ORNL researchers continue to make progress in developing alternative approaches to growing YBCO on RABiTS substrates. For example, ORNL's Hans Christen and colleagues demonstrated in 2004 the viability of Neocera's pulsed- electron deposition system by achieving >1.5 million amperes/cm2 on RABiTS samples. ORNL's Ron Feenstra and his collaborators showed that electron beam evaporation could be used to deposit YBCO on RABiTS and that short samples could carry about 400 amps of current, a 30% increase in current from 2003.
ORNL's largest and longest-running applied superconductivity project, which involves Southwire Company, is geared to developing and demonstrating superconducting cable technology. Southwire's 30-meter HTS cable with ORNL-designed terminations is operating five years after being energized in February 2000. ORNL and Southwire are making progress toward a 2006 demonstration of a 200-meter cable using 2G wire in Columbus, Ohio.

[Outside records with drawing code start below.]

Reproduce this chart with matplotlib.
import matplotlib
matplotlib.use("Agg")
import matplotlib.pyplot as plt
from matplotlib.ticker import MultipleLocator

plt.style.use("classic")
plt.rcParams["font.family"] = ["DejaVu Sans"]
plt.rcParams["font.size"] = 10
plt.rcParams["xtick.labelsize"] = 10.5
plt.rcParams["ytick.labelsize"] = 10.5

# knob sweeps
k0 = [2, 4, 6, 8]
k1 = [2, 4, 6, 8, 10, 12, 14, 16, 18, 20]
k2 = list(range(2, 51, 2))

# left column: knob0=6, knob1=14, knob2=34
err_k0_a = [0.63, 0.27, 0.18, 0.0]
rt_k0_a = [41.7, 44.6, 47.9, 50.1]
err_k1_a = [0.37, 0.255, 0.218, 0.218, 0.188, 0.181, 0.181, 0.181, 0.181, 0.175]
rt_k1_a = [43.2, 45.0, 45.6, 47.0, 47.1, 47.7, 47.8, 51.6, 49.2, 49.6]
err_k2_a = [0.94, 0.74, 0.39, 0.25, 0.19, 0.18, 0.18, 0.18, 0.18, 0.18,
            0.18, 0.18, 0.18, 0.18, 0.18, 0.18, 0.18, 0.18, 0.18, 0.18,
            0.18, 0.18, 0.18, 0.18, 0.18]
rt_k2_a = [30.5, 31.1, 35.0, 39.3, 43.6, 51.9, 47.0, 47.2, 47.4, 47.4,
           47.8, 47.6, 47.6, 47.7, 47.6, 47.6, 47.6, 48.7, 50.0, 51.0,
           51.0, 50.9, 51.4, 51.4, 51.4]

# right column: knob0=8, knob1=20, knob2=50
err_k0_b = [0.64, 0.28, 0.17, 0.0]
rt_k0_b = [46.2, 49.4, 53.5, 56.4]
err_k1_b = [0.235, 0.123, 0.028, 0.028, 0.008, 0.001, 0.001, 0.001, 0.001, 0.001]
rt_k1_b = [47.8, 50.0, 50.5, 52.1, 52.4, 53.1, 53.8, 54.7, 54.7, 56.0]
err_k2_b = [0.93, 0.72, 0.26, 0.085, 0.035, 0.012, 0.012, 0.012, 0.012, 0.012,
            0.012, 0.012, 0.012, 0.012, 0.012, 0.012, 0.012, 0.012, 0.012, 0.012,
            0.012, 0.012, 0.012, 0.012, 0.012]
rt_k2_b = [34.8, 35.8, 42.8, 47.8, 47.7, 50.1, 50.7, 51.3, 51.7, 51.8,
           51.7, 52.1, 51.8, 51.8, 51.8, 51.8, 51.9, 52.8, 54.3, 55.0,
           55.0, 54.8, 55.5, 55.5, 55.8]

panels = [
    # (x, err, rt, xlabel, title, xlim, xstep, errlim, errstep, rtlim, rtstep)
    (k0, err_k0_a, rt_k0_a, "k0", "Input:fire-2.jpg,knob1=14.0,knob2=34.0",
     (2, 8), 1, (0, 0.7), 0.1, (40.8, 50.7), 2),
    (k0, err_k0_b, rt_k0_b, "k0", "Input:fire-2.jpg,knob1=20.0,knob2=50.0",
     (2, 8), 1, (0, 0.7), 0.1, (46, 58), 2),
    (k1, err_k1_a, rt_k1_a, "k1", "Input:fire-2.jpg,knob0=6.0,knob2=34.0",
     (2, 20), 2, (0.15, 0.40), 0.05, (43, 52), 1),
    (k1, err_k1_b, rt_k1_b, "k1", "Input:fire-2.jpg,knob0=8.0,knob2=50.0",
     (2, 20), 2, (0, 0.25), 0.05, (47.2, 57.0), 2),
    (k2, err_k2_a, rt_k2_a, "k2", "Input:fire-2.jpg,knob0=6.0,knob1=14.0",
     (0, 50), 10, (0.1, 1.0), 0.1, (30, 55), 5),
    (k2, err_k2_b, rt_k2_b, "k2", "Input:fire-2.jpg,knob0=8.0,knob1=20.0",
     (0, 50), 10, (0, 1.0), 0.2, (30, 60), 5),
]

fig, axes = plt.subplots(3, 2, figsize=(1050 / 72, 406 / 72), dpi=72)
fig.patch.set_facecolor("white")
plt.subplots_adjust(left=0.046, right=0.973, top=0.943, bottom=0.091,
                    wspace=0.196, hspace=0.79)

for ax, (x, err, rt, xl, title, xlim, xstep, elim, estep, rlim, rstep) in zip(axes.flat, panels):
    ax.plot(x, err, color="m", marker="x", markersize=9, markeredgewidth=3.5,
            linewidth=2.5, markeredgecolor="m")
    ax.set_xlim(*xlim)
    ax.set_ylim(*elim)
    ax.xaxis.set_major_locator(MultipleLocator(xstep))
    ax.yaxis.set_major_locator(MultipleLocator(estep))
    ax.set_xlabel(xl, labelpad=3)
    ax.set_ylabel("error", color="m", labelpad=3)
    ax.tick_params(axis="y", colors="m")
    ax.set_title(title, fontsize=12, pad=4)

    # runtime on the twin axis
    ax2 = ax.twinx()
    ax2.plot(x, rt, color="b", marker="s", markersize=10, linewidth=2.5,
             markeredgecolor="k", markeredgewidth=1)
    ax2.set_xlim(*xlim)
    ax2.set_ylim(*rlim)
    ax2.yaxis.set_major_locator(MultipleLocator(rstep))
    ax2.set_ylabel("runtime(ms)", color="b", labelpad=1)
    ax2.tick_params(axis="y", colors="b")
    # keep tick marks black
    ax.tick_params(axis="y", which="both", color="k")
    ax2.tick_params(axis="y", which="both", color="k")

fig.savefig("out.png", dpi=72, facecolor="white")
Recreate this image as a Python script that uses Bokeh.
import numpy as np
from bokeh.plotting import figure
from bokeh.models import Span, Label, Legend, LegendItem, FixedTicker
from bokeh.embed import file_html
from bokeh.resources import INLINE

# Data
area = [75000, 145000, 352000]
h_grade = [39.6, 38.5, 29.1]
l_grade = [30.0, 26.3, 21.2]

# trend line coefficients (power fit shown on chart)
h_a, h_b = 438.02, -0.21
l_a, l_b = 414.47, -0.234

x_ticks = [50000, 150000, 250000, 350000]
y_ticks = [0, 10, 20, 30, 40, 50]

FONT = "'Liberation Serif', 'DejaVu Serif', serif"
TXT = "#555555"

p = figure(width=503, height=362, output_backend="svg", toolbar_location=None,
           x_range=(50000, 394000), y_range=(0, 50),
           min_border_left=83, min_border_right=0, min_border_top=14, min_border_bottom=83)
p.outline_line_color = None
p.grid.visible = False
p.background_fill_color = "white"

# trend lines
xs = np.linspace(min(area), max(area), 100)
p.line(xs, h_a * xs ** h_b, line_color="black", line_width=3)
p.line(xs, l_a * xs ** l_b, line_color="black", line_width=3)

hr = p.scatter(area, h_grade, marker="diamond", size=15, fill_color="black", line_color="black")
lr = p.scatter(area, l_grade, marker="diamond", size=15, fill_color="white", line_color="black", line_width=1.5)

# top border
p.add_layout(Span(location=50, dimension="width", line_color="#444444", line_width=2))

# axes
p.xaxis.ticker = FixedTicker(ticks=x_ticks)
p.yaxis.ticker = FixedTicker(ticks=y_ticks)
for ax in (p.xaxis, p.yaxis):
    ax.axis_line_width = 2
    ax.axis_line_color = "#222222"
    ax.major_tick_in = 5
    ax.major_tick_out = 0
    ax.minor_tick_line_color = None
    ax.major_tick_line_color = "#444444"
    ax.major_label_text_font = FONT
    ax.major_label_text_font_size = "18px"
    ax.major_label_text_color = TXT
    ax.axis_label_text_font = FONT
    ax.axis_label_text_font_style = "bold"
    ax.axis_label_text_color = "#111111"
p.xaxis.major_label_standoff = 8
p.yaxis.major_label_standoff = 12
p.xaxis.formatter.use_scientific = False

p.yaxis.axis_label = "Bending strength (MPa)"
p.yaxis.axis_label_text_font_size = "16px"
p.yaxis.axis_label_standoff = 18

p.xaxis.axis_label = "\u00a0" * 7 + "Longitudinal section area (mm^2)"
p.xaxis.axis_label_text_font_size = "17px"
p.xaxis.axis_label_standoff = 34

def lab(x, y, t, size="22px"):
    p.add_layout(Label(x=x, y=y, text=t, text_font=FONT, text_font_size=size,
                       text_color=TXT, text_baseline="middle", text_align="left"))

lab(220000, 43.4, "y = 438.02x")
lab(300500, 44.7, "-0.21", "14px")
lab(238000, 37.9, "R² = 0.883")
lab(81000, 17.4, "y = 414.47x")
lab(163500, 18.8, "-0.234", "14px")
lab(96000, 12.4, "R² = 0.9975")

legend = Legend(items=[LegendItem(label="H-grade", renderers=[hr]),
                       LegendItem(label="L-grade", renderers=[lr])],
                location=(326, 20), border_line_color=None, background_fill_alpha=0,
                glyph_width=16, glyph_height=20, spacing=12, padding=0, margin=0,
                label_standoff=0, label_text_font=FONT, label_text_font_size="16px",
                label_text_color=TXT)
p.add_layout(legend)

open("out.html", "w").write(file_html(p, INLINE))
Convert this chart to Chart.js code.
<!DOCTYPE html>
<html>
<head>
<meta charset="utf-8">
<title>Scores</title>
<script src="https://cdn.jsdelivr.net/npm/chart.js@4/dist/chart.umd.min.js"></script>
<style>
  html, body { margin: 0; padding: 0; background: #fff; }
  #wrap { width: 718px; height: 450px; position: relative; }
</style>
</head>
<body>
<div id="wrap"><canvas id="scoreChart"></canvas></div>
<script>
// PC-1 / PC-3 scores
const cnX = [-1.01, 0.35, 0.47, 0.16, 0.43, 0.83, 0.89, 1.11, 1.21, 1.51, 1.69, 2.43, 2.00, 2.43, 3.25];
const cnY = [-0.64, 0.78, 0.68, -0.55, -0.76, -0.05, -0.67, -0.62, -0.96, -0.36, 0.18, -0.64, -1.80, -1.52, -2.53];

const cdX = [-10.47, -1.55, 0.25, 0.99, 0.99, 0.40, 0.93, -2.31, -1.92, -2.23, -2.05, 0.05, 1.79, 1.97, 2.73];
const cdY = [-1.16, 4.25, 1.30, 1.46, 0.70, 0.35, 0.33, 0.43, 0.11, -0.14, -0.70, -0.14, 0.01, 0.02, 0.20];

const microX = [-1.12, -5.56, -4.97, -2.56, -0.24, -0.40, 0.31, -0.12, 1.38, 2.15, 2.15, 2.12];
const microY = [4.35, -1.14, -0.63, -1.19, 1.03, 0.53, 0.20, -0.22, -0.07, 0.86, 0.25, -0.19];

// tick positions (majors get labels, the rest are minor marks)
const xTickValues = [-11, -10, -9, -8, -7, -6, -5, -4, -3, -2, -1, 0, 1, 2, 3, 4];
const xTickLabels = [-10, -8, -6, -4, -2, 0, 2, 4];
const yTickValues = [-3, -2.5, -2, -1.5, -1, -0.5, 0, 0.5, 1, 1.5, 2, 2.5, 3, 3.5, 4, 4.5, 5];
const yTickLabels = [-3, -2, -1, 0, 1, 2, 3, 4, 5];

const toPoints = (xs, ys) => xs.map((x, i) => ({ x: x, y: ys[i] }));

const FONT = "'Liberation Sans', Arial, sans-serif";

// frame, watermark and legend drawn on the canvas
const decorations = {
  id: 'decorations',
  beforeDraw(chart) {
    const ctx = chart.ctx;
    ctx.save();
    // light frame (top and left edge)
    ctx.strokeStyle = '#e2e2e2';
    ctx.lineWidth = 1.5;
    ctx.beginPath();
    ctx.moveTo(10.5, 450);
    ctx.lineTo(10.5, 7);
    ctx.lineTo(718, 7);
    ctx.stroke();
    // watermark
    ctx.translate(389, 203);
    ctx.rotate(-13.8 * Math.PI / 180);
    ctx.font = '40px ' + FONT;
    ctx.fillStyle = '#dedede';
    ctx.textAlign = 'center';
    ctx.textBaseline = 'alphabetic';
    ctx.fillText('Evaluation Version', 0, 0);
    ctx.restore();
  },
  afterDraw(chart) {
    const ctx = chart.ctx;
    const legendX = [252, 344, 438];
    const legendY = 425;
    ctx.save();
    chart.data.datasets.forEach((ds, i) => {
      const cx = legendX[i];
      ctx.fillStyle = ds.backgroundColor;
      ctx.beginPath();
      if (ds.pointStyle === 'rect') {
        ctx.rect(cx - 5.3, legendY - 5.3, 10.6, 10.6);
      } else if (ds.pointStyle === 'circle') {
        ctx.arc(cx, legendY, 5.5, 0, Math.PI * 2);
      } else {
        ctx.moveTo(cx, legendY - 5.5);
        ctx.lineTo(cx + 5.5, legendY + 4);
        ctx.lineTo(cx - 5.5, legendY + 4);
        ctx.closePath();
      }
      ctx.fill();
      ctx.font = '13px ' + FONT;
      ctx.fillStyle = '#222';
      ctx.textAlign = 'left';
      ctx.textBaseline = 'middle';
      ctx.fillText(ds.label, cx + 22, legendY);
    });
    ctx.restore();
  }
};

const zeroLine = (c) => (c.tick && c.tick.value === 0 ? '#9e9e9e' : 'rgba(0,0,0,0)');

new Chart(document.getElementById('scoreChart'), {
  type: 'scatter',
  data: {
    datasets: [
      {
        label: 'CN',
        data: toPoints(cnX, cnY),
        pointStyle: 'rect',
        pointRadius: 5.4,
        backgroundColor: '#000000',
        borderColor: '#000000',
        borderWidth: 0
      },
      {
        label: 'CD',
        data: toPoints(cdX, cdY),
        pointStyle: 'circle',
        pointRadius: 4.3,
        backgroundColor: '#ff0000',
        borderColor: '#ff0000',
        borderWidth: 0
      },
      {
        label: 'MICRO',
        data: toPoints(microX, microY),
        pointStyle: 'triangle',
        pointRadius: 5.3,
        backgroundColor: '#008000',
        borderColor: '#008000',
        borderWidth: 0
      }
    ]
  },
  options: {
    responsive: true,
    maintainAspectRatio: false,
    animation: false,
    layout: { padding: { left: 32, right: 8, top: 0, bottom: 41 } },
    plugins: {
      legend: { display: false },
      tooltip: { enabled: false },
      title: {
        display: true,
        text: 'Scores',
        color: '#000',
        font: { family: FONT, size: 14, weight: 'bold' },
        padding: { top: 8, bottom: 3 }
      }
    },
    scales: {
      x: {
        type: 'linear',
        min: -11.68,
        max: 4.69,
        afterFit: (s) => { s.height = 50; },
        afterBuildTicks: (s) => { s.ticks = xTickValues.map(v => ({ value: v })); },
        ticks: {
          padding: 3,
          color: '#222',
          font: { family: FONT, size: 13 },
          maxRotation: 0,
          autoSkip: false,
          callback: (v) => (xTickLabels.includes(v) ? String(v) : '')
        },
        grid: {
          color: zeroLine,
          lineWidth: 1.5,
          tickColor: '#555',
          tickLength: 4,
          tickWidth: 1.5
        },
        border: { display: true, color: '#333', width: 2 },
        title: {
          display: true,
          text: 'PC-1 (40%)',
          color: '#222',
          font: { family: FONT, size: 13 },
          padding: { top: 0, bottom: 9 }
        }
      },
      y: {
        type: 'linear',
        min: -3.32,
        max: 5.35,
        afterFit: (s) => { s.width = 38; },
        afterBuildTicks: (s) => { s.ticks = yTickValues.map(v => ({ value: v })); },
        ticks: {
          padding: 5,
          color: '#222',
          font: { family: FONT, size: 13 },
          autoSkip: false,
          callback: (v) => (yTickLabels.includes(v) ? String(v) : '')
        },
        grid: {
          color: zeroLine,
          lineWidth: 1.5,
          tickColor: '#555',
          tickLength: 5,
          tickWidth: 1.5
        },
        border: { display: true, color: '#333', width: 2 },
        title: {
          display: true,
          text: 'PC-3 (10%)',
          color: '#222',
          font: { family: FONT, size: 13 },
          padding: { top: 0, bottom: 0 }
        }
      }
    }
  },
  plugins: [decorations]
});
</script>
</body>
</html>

As utilities prepare to handle higher amounts of electric power in the future, they must upgrade their substations by replacing aging circuit breakers, which protect utility equipment from damage by shutting down the flow of electricity if, say, a tree falls across a transmission line and causes a short. Utilities could save money in the future by installing superconducting fault-current limiters instead of new, larger circuit breakers.
"We initiated a new CRADA with SuperPower on the development of fault-current-limiting technology that will operate at transmission level voltages of 138 kilovolts," Hawsey notes. "This technology would be a valuable new addition to electric utilities' toolkits for managing high fault currents as utilities upgrade substation capacity."